Riding in Tracked Vehicles

 
Snowmobile
Sightseeing during the winter months is a delightful way to enjoy the beauty of Red River and the Sangre de Cristo Mountains.

Snowcat tours are the specialty of Red River Off-Road which provides tours seven days a week in special tracked vehicles that carry multiple passengers. Touring through snow-covered meadows and past abandoned gold mines and old miner cabins from the glory days of the 1800s is the adventure of a lifetime!

Run by snowmo veteran Jason Akerson, Sled Shed is Red River’s longest-running snowmobile tour company. Offering 2-3½ hour tours in the Carson Forest, the machines can accommodate two people. Snowsuits, helmets and goggles are provided. Sled Shed is located on W. Main Street which is New Mexico Highway 38.

Bobcat Pass Wilderness Adventures is located at the top of Bobcat Pass, five minutes from downtown Red River. Henry and Sue Lewis offer all the riding gear and 2-hour guided tours on private land. Playtime in the large open meadows is a must.

The state of New Mexico requires that any driver under the age of 18 be certified on off-road vehicles. You can do that at www.b4uride.com. If they have taken a safety class in another state on ATVs, watercraft, etc., that certification will work in New Mexico.

Tracked vehicles were created as transportation for the purpose of work. They were designed to be used in cold climates which saw a lot of snow during the winter.

Law enforcement and emergency personnel like Search & Rescue, doctors and nurses, utility workers who needed to service electric and phone lines, and even salesmen who had to deliver vital products to snowy and oft-times remote areas needed trustworthy transportation through blizzards and drifts. (Taverns can’t survive by just selling soft drinks.)

The use of tracked vehicles also appealed to hunters and trappers who needed to get off the regular roads and trails into mountainous and timbered terrain.

The first such vehicles were built over 110 years ago and were primitive by modern standards. They were long, underpowered and steering was an adventure best categorized as an act of faith.

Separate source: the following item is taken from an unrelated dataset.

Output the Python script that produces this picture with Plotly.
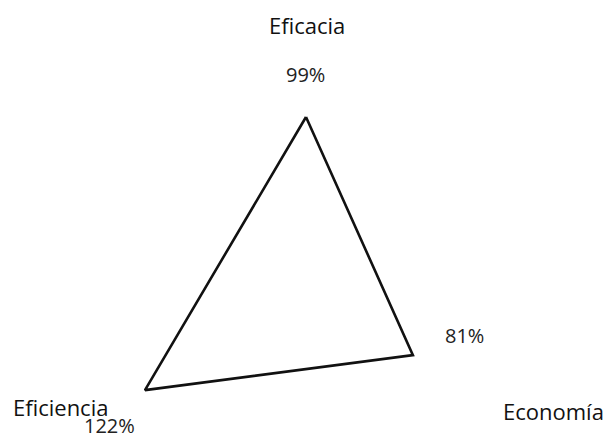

Recreational snowmobiles began to develop in the early to mid-1950s. The slick, agile machines seen bounding over meadows and up across frozen lakes today are the result of major design and manufacturing advances.

Competitive snowmobile racing and hill climbs were part of the natural evolution of recreational riding. Oval track events, snowmobile drag racing, hill crossing and hill climbing competitions have grown for 50 years. The 43rd Annual National Hill Climb Championships are March 21-24, 2019, in Jackson Hole, Wyoming.

Here in Red River, the annual “Race The Face” Hill Climb is set for January 19 at the Red River Ski & Summer Area as part of the 60th Anniversary of the ski area.